I usually give myself game time after writing, like a reward, but these last couple of weeks it’s almost all I’m doing with my free time. And once you start slacking off it’s even harder to get back in gear, particularly when the games are so much fun.

I’m hoping right now that getting a few blog posts up will start to fire up my creative juices and get me back in flow because I have two stories to edit and submit before years end and a deadline for my group’s anthology as well, so I really need to get back into it!

Worst Book of the Year

My critique group has a fun tradition at the Christmas break up party. We all bring in the worst spec fic book we’ve read this year then the books are redistributed via number in a hat.

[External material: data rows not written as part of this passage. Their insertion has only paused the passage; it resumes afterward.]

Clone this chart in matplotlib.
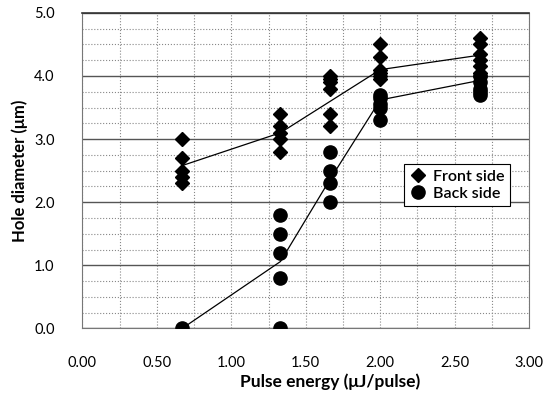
import matplotlib.pyplot as plt
from matplotlib.ticker import MultipleLocator

plt.rcParams['font.family'] = ['Lato', 'DejaVu Sans']

# Datos
front_x = [0.67] * 5 + [1.33] * 5 + [1.66] * 6 + [2.0] * 6 + [2.67] * 7
front_y = [3.0, 2.7, 2.5, 2.4, 2.3,
           3.4, 3.2, 3.1, 3.0, 2.8,
           4.0, 3.95, 3.9, 3.8, 3.4, 3.2,
           4.5, 4.3, 4.1, 4.05, 4.0, 3.95,
           4.6, 4.5, 4.35, 4.25, 4.15, 4.05, 4.0]

back_x = [0.67] + [1.33] * 5 + [1.66] * 4 + [2.0] * 5 + [2.67] * 5
back_y = [0.0,
          0.0, 0.8, 1.2, 1.5, 1.8,
          2.8, 2.5, 2.3, 2.0,
          3.7, 3.65, 3.55, 3.5, 3.3,
          4.0, 3.9, 3.8, 3.75, 3.7]

front_line_x = [0.67, 1.33, 2.0, 2.67]
front_line_y = [2.58, 3.1, 4.1, 4.33]
back_line_x = [0.67, 1.33, 1.66, 2.0, 2.67]
back_line_y = [0.0, 1.06, 2.35, 3.62, 3.93]

fig, ax = plt.subplots(figsize=(5.57, 4.01), dpi=100)
fig.subplots_adjust(left=0.148, right=0.950, top=0.968, bottom=0.181)

ax.plot(front_line_x, front_line_y, color='black', lw=0.9, zorder=2)
ax.plot(back_line_x, back_line_y, color='black', lw=0.9, zorder=2)
ax.plot(front_x, front_y, 'D', color='black', ms=7, ls='none',
        label='Front side', zorder=3)
ax.plot(back_x, back_y, 'o', color='black', ms=9.5, ls='none',
        label='Back side', zorder=3)

ax.set_xlim(0, 3)
ax.set_ylim(0, 5)
ax.xaxis.set_major_locator(MultipleLocator(0.5))
ax.xaxis.set_minor_locator(MultipleLocator(0.25))
ax.yaxis.set_major_locator(MultipleLocator(1.0))
ax.yaxis.set_minor_locator(MultipleLocator(0.25))
ax.xaxis.set_major_formatter('{x:.2f}')
ax.yaxis.set_major_formatter('{x:.1f}')

ax.grid(which='major', axis='y', color='#555555', lw=1.0, ls='-')
ax.grid(which='major', axis='x', color='#888888', lw=0.8, ls=':')
ax.grid(which='minor', color='#888888', lw=0.8, ls=':')
ax.set_axisbelow(True)
ax.tick_params(which='both', length=0)
ax.tick_params(axis='x', pad=20, labelsize=10.5)
ax.tick_params(axis='y', pad=20, labelsize=10.5)

for s in ax.spines.values():
    s.set_color('#777777')
    s.set_linewidth(0.8)
ax.spines['top'].set_color('#333333')
ax.spines['top'].set_linewidth(1.2)

ax.set_xlabel('Pulse energy (\u03bcJ/pulse)', fontsize=12.5, fontweight='bold',
              x=0.555, labelpad=2)
ax.set_ylabel('Hole diameter (\u03bcm)', fontsize=12, fontweight='bold', labelpad=4)

leg = ax.legend(loc='upper left', bbox_to_anchor=(0.72, 0.52), frameon=True,
                fancybox=False, edgecolor='black', framealpha=1,
                fontsize=11.5, handletextpad=0.45, borderpad=0.35,
                labelspacing=0.15, handlelength=1.0, borderaxespad=0)
leg.get_frame().set_linewidth(0.8)
for t in leg.get_texts():
    t.set_fontweight('semibold')

plt.savefig('out.png')
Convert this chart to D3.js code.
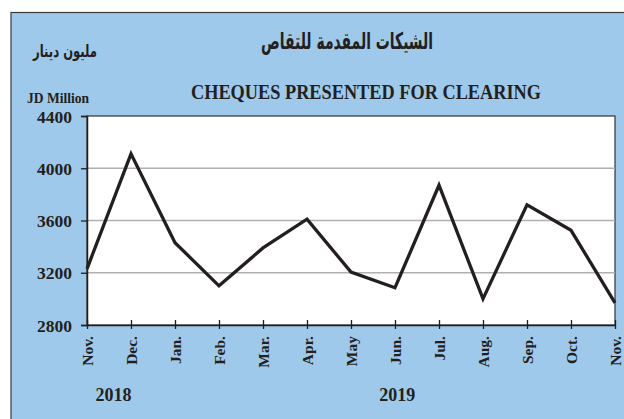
<!DOCTYPE html>
<html>
<head>
<meta charset="utf-8">
<script src="https://cdn.jsdelivr.net/npm/d3@7"></script>
<style>
  body { margin: 0; background: #fff; }
  text { font-family: "Liberation Serif", "Times New Roman", serif; font-weight: bold; fill: #231f20; }
</style>
</head>
<body>
<div id="chart"></div>
<script>
var months = ["Nov.", "Dec.", "Jan.", "Feb.", "Mar.", "Apr.", "May", "Jun.", "Jul.", "Aug.", "Sep.", "Oct.", "Nov."];
var values = [3230, 4110, 3430, 3100, 3390, 3610, 3205, 3085, 3870, 3000, 3720, 3525, 2970];
var yTicks = [2800, 3200, 3600, 4000, 4400];
var years = [{label: "2018", at: 0.6}, {label: "2019", at: 7.05}];

var W = 624, H = 419;
var margin = {top: 116, right: 9, bottom: 94, left: 87},
    width = W - margin.left - margin.right,
    height = H - margin.top - margin.bottom;

var root = d3.select("#chart")
    .append("svg")
    .attr("width", W)
    .attr("height", H);

// blue panel
root.append("rect")
    .attr("x", 11).attr("y", 12.5)
    .attr("width", W).attr("height", H)
    .attr("fill", "#9ec9ea")
    .attr("stroke", "#3a3a3a")
    .attr("stroke-width", 1.2);

root.append("text")
    .attr("x", 261).attr("y", 49)
    .attr("textLength", 172)
    .attr("lengthAdjust", "spacingAndGlyphs")
    .style("font-family", "'DejaVu Sans', sans-serif")
    .style("font-size", "23px")
    .text("الشيكات المقدمة للتقاص");

root.append("text")
    .attr("x", 33).attr("y", 57)
    .attr("textLength", 64)
    .attr("lengthAdjust", "spacingAndGlyphs")
    .style("font-family", "'DejaVu Sans', sans-serif")
    .style("font-size", "17px")
    .text("مليون دينار");

root.append("text")
    .attr("x", 191).attr("y", 99)
    .attr("textLength", 350)
    .attr("lengthAdjust", "spacingAndGlyphs")
    .style("font-size", "20.5px")
    .text("CHEQUES PRESENTED FOR CLEARING");

root.append("text")
    .attr("x", 27).attr("y", 103)
    .attr("textLength", 62)
    .attr("lengthAdjust", "spacingAndGlyphs")
    .style("font-size", "14.5px")
    .text("JD Million");

var svg = root.append("g")
    .attr("transform", "translate(" + margin.left + "," + margin.top + ")");

svg.append("rect")
    .attr("width", width).attr("height", height)
    .attr("fill", "#fff")
    .attr("stroke", "#333")
    .attr("stroke-width", 1.2);

var x = d3.scaleLinear()
    .domain([0, months.length - 1])
    .range([0, width]);

var y = d3.scaleLinear()
    .domain([2800, 4400])
    .range([height, 0]);

// grid
svg.append("g")
    .selectAll("line")
    .data(yTicks.slice(1, -1))
    .enter()
    .append("line")
      .attr("x1", 0).attr("x2", width)
      .attr("y1", function(d) { return y(d); })
      .attr("y2", function(d) { return y(d); })
      .attr("stroke", "#b0b0b0")
      .attr("stroke-width", 1.3);

var yAxis = svg.append("g")
    .call(d3.axisLeft(y).tickValues(yTicks).tickSize(6).tickPadding(9).tickFormat(d3.format("d")));
yAxis.select(".domain").attr("stroke", "#231f20").attr("stroke-width", 1.5);
yAxis.selectAll(".tick line").attr("stroke", "#231f20").attr("stroke-width", 1.3);
yAxis.selectAll("text")
    .style("font-family", "'Liberation Serif', serif")
    .style("font-weight", "bold")
    .style("font-size", "17.5px")
    .attr("dy", "0.35em")
    .attr("fill", "#231f20");

var xAxis = svg.append("g")
    .attr("transform", "translate(0," + height + ")")
    .call(d3.axisBottom(x).tickValues(d3.range(months.length)).tickSize(0).tickFormat(function(i) { return months[i]; }));
xAxis.select(".domain").attr("stroke", "#231f20").attr("stroke-width", 1.5);
xAxis.selectAll(".tick").append("line")
    .attr("y1", -5).attr("y2", 4)
    .attr("stroke", "#231f20").attr("stroke-width", 1.3);
xAxis.selectAll("text")
    .style("font-family", "'Liberation Serif', serif")
    .style("font-weight", "bold")
    .style("font-size", "15.5px")
    .attr("fill", "#231f20")
    .attr("transform", "rotate(-90)")
    .attr("text-anchor", "end")
    .attr("x", -11).attr("y", 0).attr("dy", "0.35em");

svg.append("path")
    .datum(values)
    .attr("fill", "none")
    .attr("stroke", "#231f20")
    .attr("stroke-width", 3.3)
    .attr("stroke-linejoin", "miter")
    .attr("d", d3.line()
        .x(function(d, i) { return x(i); })
        .y(function(d) { return y(d); }));

svg.selectAll(".year")
    .data(years)
    .enter()
    .append("text")
      .attr("class", "year")
      .attr("x", function(d) { return x(d.at); })
      .attr("y", height + 76)
      .attr("text-anchor", "middle")
      .style("font-size", "18px")
      .text(function(d) { return d.label; });
</script>
</body>
</html>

Now a part of me wants to try a couple of these books(I ended up with several, yay for lucky draws ;p ), after all the quality of books can be subjective (beauty is in the eye of the beholder they say). In fact someone who hadn’t read a bad book had bought in a bad movie instead and T-J and I both enjoyed that movie. But I’m always strapped for time, particularly now with three dead lines looming before the year’s end. Do I risk reading a bad book because I might actually like it? Or do I save my time for books I’m more likely to enjoy(oh and you know, those pesky dead lines)?

NaNoWriMo 2013 – Phew!

Yeah, all I can say is phew! I made it, scraping home at just over the 50,000. I slammed the 20,000 words in the last five days, but feel a bit burned out. Also, some of those later pages are going to need a hatchet attack in editing. Hmmm, apparently the competitive side of me trumped the artistic/perfectionist side of me. There’ll be time enough for editing when the draft is done (sing that to the tune of The Gambler)(totally going to make a writer’s version of that song now, but later, when rested).

Today’s my critique group Christmas party so I need to start getting stuff ready, just thought I’d fix the suspense if you were on tenterhooks as to my NaNo completion.